Tuesday 16 September 2008

Section 2: Ebensee to Waidhoven

We're having a day off in Waidhoven, it's raining and it's COLD. It rained all day yesterday too. We've got over the excitement of realising that we can do this thing, and are now in the actual doing of it. These images were added in London, as the local hotel reception PC wouldn't recognize my camera. (It proved quite difficult to get to a computer in rural Austria.)

The big lakes have gone now, small ones only. (Still beautiful, though.) There are still mountains always to the South, but when we take a more northerly route, which we do when the clouds are low, they get smaller, and sometimes have rounded tops with cows on them. There is lots of walking through woods, some lovely with wooded glades, some a bit dull, like Forestry Commission.

The Gasthofs are lovely - big houses with lots of flowers, balconies, etc - but sometimes they are hard to find, and we have had to take a taxi or bus down the road off the trail. Then next morning back to the trail. Same place of course - purists that we are - but it was hard one morning explaining to a non english-speaking driver why we didn't want him to drive us any further, but preferred to walk!

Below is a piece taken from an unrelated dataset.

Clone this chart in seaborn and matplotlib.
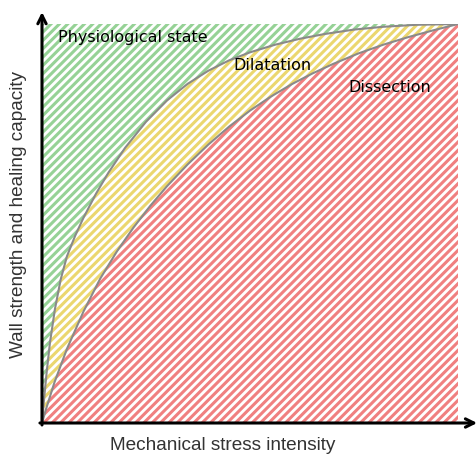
import numpy as np
import matplotlib
matplotlib.use("Agg")
import matplotlib.pyplot as plt
import seaborn as sns

# curve points (x = stress, y = wall strength)
upper_x = [0, 0.005, 0.011, 0.019, 0.031, 0.045, 0.06, 0.08, 0.10, 0.13, 0.16,
           0.20, 0.25, 0.30, 0.35, 0.40, 0.45, 0.50, 0.56, 0.62, 0.68, 0.75,
           0.82, 0.90, 1.0]
upper_y = [0, 0.06, 0.125, 0.2, 0.285, 0.36, 0.418, 0.47, 0.515, 0.575, 0.628,
           0.69, 0.755, 0.808, 0.85, 0.883, 0.909, 0.929, 0.948, 0.963, 0.975, 0.986,
           0.993, 0.998, 1.0]

lower_x = [0, 0.01, 0.03, 0.06, 0.10, 0.14, 0.18, 0.22, 0.26, 0.30, 0.35, 0.40,
           0.45, 0.50, 0.55, 0.60, 0.65, 0.70, 0.76, 0.82, 0.88, 0.94, 1.0]
lower_y = [0, 0.036, 0.102, 0.186, 0.28, 0.362, 0.43, 0.49, 0.544, 0.593, 0.648, 0.698,
           0.743, 0.783, 0.818, 0.849, 0.876, 0.9, 0.926, 0.948, 0.967, 0.984, 1.0]

regions = ['Physiological state', 'Dilatation', 'Dissection']
region_colors = ['#96d296', '#ebd76e', '#f08080']

sns.set_theme(style='white')
plt.rcParams['font.family'] = ['DejaVu Sans']
plt.rcParams['hatch.linewidth'] = 2.2

fig = plt.figure(figsize=(4.77, 4.57), dpi=100)
ax = fig.add_axes([42 / 477, 34 / 457, 416 / 477, 399 / 457])

# green: whole area, yellow: under upper curve, red: under lower curve
ax.fill_between([0, 1], 0, 1, facecolor='white', edgecolor=region_colors[0], hatch='////', linewidth=0)
ax.fill_between(upper_x, 0, upper_y, facecolor='white', edgecolor=region_colors[1], hatch='////', linewidth=0)
ax.fill_between(lower_x, 0, lower_y, facecolor='white', edgecolor=region_colors[2], hatch='////', linewidth=0)

sns.lineplot(x=upper_x, y=upper_y, ax=ax, color='#8a8a8a', linewidth=1.5, sort=False)
sns.lineplot(x=lower_x, y=lower_y, ax=ax, color='#8a8a8a', linewidth=1.5, sort=False)

ax.set_xlim(0, 1)
ax.set_ylim(0, 1)
ax.axis('off')

arrow = dict(arrowstyle='->,head_length=0.5,head_width=0.25', lw=2.2, color='black',
             shrinkA=0, shrinkB=0)
ax.annotate('', xy=(0, 1.03), xytext=(0, -0.005), arrowprops=arrow, annotation_clip=False)
ax.annotate('', xy=(1.046, 0), xytext=(-0.005, 0), arrowprops=arrow, annotation_clip=False)

ax.text(0.038, 0.965, regions[0], fontsize=11.5, va='center', ha='left', color='black')
ax.text(0.459, 0.895, regions[1], fontsize=11.5, va='center', ha='left', color='black')
ax.text(0.736, 0.84, regions[2], fontsize=11.5, va='center', ha='left', color='black')

fig.text(223 / 477, 1 - 446 / 457, 'Mechanical stress intensity', fontsize=13.7,
         family='Liberation Sans', ha='center', va='center', color='#333333')
fig.text(19 / 477, 1 - 215 / 457, 'Wall strength and healing capacity', fontsize=13.7,
         family='Liberation Sans', ha='center', va='center', rotation=90, color='#333333')

fig.savefig('out.png', dpi=100)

They are also puzzled about the sponsorship aspect. That word isn't in our Lonely Planet phrasebook, though we do have the German for 'I want to see a lawyer' should that be necessary. Also, I don't think they have so much sponsored events as we do.

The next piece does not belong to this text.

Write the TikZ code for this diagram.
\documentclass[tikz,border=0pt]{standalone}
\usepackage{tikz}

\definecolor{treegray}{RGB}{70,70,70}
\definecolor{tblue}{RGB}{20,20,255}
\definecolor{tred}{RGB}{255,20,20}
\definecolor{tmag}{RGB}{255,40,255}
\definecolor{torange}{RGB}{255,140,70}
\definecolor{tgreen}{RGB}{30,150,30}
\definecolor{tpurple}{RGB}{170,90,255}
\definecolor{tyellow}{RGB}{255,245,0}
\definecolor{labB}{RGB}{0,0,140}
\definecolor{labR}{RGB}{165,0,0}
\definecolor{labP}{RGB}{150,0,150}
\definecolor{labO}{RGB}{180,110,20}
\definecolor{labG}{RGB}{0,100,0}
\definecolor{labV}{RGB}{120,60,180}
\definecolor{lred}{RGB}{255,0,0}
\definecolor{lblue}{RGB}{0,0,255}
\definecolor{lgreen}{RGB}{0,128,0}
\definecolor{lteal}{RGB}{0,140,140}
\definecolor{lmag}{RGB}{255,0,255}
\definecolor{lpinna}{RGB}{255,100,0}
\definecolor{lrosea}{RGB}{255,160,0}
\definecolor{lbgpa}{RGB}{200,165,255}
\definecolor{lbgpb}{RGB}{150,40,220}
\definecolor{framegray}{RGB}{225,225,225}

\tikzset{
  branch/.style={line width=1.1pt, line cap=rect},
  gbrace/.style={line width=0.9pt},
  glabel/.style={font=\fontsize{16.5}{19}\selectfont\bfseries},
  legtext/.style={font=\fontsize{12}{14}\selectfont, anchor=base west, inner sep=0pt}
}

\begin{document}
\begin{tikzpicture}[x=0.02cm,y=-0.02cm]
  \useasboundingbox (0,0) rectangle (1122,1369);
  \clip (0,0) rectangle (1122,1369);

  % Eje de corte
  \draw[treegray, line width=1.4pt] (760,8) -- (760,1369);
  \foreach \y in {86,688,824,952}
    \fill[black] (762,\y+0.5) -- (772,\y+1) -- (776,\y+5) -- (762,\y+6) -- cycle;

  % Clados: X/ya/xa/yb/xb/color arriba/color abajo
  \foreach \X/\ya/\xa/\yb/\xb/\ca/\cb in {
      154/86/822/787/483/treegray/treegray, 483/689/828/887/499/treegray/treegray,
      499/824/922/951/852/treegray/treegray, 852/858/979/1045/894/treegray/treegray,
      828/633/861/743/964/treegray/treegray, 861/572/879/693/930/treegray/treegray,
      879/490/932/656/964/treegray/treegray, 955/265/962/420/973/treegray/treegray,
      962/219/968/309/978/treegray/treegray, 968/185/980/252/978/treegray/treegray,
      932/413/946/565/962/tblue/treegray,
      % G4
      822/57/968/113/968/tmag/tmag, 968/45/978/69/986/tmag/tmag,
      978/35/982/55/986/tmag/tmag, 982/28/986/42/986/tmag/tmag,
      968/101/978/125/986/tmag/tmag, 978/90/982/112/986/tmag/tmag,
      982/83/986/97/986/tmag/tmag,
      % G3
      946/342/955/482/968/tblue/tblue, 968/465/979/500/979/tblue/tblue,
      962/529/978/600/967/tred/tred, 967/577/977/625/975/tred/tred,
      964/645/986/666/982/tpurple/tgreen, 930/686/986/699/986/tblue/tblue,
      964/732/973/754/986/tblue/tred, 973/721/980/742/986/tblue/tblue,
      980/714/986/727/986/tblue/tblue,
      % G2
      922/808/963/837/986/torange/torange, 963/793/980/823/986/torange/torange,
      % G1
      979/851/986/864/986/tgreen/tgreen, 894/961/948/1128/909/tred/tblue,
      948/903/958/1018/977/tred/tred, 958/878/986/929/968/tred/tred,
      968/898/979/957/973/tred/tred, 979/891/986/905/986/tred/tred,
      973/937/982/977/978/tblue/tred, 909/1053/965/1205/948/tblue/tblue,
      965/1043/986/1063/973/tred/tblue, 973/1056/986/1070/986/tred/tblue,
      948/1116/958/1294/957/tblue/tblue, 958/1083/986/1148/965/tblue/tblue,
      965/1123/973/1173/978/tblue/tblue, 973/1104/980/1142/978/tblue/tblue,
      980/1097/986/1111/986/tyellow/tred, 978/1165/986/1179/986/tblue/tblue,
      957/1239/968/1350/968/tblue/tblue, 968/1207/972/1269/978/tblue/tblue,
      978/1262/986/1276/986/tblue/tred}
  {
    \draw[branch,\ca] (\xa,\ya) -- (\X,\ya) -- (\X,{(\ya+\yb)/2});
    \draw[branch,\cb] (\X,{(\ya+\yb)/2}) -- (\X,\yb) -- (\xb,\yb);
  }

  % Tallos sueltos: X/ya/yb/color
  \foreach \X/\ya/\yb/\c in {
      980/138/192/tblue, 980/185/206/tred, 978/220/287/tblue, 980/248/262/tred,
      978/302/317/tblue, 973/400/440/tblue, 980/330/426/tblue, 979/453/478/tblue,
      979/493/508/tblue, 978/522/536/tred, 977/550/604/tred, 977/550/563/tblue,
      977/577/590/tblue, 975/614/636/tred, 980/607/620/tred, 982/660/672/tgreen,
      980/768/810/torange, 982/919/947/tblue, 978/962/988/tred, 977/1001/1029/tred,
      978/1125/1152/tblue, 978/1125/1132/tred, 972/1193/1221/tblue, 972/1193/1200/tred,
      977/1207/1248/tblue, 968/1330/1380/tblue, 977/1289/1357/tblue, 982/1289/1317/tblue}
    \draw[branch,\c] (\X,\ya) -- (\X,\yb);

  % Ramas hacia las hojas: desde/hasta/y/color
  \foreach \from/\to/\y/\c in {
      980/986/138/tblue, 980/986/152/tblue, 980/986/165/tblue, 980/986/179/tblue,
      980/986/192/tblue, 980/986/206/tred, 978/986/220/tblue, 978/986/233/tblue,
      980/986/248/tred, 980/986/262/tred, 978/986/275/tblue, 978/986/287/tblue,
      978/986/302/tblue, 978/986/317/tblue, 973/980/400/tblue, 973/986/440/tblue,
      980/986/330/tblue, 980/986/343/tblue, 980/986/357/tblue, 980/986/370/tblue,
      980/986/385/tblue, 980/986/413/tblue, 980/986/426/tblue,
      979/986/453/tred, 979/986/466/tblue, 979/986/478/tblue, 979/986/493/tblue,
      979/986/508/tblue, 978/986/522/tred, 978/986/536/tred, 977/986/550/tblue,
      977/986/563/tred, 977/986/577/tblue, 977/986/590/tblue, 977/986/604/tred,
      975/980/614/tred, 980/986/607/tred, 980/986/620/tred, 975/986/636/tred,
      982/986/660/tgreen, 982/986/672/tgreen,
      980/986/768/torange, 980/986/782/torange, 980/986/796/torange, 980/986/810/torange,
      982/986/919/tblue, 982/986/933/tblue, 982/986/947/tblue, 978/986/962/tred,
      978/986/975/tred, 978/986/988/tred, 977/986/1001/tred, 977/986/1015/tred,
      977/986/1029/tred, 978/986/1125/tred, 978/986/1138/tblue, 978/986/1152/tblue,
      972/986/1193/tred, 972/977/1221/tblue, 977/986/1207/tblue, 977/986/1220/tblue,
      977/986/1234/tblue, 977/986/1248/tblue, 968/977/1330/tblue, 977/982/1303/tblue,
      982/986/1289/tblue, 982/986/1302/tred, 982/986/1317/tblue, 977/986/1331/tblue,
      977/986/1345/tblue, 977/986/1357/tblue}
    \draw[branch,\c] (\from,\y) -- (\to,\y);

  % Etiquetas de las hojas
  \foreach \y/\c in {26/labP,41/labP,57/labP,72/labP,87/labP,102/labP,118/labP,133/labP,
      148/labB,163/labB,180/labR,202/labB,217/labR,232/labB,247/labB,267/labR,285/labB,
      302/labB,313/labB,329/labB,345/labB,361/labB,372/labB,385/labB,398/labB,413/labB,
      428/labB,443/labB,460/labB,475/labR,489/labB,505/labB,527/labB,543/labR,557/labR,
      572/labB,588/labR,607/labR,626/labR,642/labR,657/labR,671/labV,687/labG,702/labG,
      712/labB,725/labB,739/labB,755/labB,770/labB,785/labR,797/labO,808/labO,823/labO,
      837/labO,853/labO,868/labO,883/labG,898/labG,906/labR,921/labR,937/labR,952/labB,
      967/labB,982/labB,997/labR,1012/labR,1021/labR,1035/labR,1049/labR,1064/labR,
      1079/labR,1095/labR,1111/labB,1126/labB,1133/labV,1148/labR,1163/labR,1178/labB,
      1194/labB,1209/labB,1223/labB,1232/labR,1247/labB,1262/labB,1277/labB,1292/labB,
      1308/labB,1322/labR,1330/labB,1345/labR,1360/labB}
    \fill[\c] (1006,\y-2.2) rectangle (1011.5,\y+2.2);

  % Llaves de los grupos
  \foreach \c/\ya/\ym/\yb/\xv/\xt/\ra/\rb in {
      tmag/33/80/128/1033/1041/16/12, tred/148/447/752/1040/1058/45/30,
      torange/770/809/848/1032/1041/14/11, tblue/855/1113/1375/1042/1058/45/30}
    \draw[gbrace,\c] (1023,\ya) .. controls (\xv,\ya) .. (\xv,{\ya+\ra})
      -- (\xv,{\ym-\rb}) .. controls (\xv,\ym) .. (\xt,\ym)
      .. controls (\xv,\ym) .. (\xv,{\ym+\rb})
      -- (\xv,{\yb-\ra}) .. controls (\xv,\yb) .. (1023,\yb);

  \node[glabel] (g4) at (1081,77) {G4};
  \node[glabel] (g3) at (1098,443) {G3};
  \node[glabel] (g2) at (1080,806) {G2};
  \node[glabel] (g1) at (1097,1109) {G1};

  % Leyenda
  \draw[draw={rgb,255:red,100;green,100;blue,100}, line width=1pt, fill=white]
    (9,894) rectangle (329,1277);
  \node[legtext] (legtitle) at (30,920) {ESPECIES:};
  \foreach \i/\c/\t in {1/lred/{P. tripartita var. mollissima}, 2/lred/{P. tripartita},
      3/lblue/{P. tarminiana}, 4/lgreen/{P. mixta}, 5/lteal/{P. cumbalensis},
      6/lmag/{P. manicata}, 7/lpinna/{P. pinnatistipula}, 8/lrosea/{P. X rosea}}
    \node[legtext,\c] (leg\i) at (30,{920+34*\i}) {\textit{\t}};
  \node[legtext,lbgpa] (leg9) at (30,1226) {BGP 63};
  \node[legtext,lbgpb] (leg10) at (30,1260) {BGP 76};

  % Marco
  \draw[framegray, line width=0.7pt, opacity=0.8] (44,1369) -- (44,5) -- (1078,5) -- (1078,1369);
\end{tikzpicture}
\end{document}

Talking of sponsorship - the money for the Microscope has already been raised. The extra is for ancillary equipment such as a pupil measuring instrument. Diana's surgeon (who has incidentally contributed to the Fund) has said that on consulting with the nurses, they said that what they really wanted was a Bladder Scanner, so they could avoid catheterizing patients unnecessarily. Not as glamorous as looking in Pupils! But I imagine that you are, like me, happy for the money to go where the professionals want it. The only stipulation I would make is that the decision should be made by people on the front line, i.e. Doctors and Nurses, rather than by people sitting behind a desk.

Di here - I saw the word for sponsorship on a poster: Co-operationpartner! However, I've been thinking more about Mozart, partly as we listened to our version of the Concerto No 21 (K467), so I sing bits to myself as we walk. Also, he wrote about what a sore bum he got, travelling on coaches for hours on end. My bum isn't sore, but at the end of each day my feet are - I don't think I'm thumping my steps, but the sheer number of steps each day just is a lot for my soles to cope with. Once I've showered and given them a bit of a massage they're usually OK. And, as I struggle with very primitive German, I wonder if it's the language he spoke. Having taken the sun for granted to begin with, this cold is a bit of a shock to the system; however they still call it summer here.

Back to Jeremy, and back to our walk. We will succeed, as long as we don't fall ill, over, or something gives way. Always a possibility! Later this week we have to decide whether to take a low or high route, which will depend on the weather and our taste for adventure! Next planned rest day is Lilienfeld in about a week.